In computer science, Camilo Viecco has expanded from his studies of honeypot visualization to include the economics of security. Sensor probes distribute information both to attackers and defenders. Camilo has illustrated that while prevention of probe identification is not possible, it is possible to make such identification expensive for attackers and affordable for defenders while providing high quality information to the entire public.

Tonya Stroman is a doctoral candidate in HCI at Informatics. Her work is on effective risk communication in both directions. First, she is working on effective risk communication to end users using narratives, where she has already developed narrative communication mechanisms. Secondly, she is working on effective communication from naive users to designers in order to enable deisgns that address the legitimate but highly variable privacy concerns of individuals.

J Duncan is a doctoral candidate in computer science. His interests include: Artificial Intelligence, ALife, Malware defense, and User-Centered Trusted Computing. Currently, his research involves using the methods of artificial intelligence to examine the potential role of a user-centered TCB in malware defense. His work combines the techniques of artificial intelligence, the technology of TCBs and the fundamentals of markets.

Hillary Elmore is a masters students with a mastery of political science who is working on usability and PGP.

Brandon Stephens is a masters student with an undergraduate degree in economics. His work with me focuses on behavioral and rational economics of security. He also works on sustainable design, including environmentally aware design.

Continuing

These are students with whom I have worked, and with whom I continue to interact at other Universities.
Alla Genkina worked with me to develop the Net Trust prototype and fundamental usability research. She continues this work, which built upon social networks to identify and share information about web sites being trustworthy. She began with an explicit usability approach, solving the human problem first. She is currently a PhD student at UCLA.

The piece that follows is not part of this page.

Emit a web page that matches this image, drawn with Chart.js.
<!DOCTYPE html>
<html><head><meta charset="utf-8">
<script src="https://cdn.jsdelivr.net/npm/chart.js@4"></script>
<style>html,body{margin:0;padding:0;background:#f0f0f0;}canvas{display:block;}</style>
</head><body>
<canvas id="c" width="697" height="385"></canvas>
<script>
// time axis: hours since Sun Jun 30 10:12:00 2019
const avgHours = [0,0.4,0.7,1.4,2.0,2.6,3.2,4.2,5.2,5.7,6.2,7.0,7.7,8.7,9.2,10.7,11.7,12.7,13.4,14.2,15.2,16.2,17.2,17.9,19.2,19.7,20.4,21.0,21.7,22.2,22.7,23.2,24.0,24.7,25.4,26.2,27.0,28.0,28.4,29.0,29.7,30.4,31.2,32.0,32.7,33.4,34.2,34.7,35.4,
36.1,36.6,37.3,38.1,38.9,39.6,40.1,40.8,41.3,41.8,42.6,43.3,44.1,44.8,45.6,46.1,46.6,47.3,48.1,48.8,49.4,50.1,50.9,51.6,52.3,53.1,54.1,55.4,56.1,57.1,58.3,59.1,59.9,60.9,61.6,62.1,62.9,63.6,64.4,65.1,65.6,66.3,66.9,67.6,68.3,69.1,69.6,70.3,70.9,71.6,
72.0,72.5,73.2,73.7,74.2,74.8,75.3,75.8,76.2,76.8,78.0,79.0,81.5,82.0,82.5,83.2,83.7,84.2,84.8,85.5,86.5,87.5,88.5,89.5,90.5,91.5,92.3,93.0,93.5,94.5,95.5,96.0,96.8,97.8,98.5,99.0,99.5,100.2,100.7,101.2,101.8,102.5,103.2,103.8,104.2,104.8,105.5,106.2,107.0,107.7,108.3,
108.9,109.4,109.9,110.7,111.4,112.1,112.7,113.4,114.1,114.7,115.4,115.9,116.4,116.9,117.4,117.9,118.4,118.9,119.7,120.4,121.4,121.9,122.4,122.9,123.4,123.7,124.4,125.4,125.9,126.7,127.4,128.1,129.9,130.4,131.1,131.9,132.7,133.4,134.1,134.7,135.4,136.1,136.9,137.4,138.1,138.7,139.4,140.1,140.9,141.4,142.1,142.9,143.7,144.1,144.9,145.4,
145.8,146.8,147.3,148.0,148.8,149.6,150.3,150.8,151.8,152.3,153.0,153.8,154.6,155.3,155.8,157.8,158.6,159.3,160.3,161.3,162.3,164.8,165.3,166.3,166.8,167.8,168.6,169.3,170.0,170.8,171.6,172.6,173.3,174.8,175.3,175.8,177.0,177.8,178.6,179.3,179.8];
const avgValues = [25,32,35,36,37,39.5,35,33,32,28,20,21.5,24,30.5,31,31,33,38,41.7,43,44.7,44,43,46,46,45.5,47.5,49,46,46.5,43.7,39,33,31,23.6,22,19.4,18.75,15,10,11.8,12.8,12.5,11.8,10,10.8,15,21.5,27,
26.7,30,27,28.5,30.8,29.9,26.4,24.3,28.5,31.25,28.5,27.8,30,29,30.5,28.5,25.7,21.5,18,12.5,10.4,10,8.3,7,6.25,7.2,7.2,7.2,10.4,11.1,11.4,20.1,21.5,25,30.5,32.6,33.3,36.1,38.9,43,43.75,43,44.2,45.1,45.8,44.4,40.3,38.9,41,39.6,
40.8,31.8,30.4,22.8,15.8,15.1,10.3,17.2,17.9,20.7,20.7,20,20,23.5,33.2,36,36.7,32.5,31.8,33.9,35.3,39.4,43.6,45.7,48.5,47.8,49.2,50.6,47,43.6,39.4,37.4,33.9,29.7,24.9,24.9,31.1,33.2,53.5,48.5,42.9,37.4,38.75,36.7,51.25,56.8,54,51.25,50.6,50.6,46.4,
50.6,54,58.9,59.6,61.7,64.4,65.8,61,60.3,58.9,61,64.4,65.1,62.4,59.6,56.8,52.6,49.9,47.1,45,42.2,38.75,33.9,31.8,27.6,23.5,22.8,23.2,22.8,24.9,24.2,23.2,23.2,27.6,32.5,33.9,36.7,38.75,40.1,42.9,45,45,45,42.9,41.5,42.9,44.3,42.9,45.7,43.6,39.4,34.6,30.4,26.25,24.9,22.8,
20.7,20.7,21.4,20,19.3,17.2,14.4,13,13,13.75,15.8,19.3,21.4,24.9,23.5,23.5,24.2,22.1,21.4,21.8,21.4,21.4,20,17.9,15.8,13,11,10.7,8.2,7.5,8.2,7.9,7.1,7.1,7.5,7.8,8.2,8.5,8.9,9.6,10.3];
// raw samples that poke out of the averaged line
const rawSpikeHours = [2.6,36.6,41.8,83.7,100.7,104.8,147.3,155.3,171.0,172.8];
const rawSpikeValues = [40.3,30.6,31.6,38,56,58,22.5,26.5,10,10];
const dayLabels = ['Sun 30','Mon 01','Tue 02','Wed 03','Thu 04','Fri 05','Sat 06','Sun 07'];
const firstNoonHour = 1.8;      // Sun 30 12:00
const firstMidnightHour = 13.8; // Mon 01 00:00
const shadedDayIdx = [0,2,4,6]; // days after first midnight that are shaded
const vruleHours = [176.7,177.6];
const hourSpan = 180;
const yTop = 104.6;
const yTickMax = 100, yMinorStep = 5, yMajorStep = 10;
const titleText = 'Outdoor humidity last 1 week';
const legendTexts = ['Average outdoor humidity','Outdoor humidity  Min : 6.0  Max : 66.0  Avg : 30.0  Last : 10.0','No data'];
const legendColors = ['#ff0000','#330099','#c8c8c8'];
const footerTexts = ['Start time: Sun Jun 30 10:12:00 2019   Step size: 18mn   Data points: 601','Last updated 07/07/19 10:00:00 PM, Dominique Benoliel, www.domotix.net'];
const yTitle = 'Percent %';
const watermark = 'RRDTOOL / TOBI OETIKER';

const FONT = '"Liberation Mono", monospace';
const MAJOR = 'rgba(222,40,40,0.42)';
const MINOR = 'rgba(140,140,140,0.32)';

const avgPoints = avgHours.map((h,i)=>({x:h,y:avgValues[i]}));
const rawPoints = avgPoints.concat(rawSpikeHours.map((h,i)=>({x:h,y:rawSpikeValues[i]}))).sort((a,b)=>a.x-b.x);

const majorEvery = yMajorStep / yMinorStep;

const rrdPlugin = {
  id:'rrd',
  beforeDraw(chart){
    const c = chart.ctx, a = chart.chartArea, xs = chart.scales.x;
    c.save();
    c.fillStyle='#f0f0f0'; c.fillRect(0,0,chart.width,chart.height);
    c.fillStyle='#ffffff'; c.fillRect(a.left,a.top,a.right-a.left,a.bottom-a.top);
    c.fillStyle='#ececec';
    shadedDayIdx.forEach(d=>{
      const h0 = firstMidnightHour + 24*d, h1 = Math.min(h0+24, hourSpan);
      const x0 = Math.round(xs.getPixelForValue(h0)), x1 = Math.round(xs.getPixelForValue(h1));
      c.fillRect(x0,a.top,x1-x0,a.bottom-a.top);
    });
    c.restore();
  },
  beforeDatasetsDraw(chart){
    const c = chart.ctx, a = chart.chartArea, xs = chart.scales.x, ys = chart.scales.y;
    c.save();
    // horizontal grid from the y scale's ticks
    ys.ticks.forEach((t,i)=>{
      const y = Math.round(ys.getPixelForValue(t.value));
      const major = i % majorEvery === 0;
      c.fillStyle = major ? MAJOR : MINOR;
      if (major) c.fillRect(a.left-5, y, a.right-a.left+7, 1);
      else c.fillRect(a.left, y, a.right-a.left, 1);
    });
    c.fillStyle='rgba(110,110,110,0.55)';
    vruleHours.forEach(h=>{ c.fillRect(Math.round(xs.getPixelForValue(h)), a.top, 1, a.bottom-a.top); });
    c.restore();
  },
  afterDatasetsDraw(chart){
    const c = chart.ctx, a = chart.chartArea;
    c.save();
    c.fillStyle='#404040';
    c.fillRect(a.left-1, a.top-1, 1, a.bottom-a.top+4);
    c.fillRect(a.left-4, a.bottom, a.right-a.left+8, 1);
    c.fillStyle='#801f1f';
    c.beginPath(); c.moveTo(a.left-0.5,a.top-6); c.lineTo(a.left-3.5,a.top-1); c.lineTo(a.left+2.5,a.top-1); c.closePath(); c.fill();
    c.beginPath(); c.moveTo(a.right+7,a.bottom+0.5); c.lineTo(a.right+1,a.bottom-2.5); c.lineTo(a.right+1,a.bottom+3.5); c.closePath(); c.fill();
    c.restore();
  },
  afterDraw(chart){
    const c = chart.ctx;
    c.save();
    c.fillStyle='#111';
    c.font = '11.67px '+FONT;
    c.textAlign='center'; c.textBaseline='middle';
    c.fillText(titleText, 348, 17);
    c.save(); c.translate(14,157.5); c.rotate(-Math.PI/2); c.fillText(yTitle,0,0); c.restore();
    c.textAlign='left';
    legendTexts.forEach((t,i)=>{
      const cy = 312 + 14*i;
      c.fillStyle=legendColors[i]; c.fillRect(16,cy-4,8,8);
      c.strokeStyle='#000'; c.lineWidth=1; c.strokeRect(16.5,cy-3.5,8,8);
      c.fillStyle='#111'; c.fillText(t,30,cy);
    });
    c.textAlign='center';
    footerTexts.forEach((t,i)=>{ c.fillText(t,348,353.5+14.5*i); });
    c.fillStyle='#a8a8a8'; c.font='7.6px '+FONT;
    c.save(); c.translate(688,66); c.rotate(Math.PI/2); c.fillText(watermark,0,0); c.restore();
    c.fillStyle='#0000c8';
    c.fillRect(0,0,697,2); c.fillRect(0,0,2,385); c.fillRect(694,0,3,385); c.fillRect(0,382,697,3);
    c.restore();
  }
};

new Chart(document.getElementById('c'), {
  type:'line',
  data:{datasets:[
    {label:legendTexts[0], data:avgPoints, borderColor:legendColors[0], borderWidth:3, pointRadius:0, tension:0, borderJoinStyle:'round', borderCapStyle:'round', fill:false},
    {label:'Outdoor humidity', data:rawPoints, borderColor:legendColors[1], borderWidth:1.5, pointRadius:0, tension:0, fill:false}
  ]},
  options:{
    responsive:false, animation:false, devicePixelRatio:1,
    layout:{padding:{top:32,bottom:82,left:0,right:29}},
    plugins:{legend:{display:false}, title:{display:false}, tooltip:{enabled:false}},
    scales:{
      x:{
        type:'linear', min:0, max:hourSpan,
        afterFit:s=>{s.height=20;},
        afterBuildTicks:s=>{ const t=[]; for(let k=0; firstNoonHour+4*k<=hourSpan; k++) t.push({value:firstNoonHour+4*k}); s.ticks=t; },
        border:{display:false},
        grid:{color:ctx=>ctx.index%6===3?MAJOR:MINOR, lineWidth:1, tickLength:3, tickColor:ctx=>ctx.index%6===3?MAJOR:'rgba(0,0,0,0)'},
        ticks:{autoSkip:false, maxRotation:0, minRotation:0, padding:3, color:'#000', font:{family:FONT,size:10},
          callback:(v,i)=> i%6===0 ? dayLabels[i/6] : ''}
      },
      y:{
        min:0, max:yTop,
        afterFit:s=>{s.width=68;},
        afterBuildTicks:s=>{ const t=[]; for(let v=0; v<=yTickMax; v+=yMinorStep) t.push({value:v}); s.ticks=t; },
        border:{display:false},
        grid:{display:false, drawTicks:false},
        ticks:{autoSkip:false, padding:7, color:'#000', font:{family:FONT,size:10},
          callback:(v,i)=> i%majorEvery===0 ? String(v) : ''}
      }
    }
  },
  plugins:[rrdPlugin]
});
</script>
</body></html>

Tony Moore used an explicit S&T approach to examine if and how individuals who share files express their values (of sharing or theft) in selection of P2P software. He is continuing his work at Drexel, with a focus on Science and Technology studies.

Alumni

Doctoral

At IU Alex Tsow is a Visiting Researcher and Ph. D. student at Indiana University. Currently, he is investigating the roles of technology and economics on identity fraud. He has recently exposed a gaping vulnerability in the consumer wireless infrastructure. He is also developing an infrastructure to fight distributed phishing attacks. His thesis work is on design derivation, a interactive formal method for correct-by-construction system design.

At MIT Serena Chan focused on building a space-based backbone for satellite processing. A particularly interesting bit of work, she the technology and economics of moving beyond custom-designed hardware, to a space-based infrastructure.

Carlos Osorio completed one of the most significant models of the economics and market dynamics of open source software, showing that illegal copies serve to introduce, market and create lock-in in developing countries for closed code. His dissertation focused on the availability of broadband in American communities, and illustrated the power of competition.

Sabine Schaffer focused on consumer trust behavior on the web, and as my pre-doctoral fellow at Harvard she completed her dissertation. Her dissertation is the basis for The Role of Trust on the Internet: The Development of an Online Trust Creation Model for eTravel Agents, now available for purchase.

Another previous pre-doctoral fellow at Harvard, Sara Wilford completed extensive research on personal conceptions of privacy in the UK and the US. She is currently a researcher at Warwick Business School back in the United Kingdom.

Exceptional Masters Students (not an all-inclusive list)

Informatics Lecturer and researcher Matt Hottell and Drew Carter, an Informatics masters student, completed a war-driving experiment in Bloomington that covered nearly 2500 wireless networks. Regression analysis illustrated that there was no significant effect in terms of predicting security for income or education. Nor does housing density predict use of security. Only router type predicts security use. Those routers with easy to use security and security as a default predict security use. And the selection of router is not correlated with the demographic variables.

Matt Deniszcuk,an undergraduate, worked with Matt Hottell and Drew Carter on data compilation. He used the recent war-driving data and did a comparison of data from the previous year. He discovered that despite the significant investment made by IU in security education, the presence of students in an apartment complex was correlated with a decrease in wireless security. This counter-intuitive finding was enabled only by careful experiment design. Future research will examine not only more changes over time, but be complemented by qualitative research on student risk perception.

Also in computer science Shreyas Kamath.

Gayathri Athreya supported experimentation on human response to betrayals using a game-theoretic approach. She graduated with a Masters in Informatics.


While at the Kennedy School my primary interaction was with students at the masters level. I have been fortunate to work with some exceptional students including Brian Anderson, with whom I wrote a paper on universal service in Bangladesh. Fu-Shoun Mao and I completed a study on the digital divide in Thailand.

With Charles Vincent and Serena Syme, our work focused on code as governance. Examining the popular code as law meme Charles and I examined Standards as Governance. Serena Syme did a comprehensive analysis of the various open and closed code licenses, resulting in papers on Code as Governance, Governance as Code as well as an examination of licenses as governance published as a comparison in Computers and Society.

I particularly appreciated Taiyu Chen who assisted in organizing the Harvard Voting Symposium and completed research on the economics of identity. Max Bishop did an award-winning analysis of the use of ICT in the FBI, which won the best thesis award (called a Policy Analysis Exercise at KSG).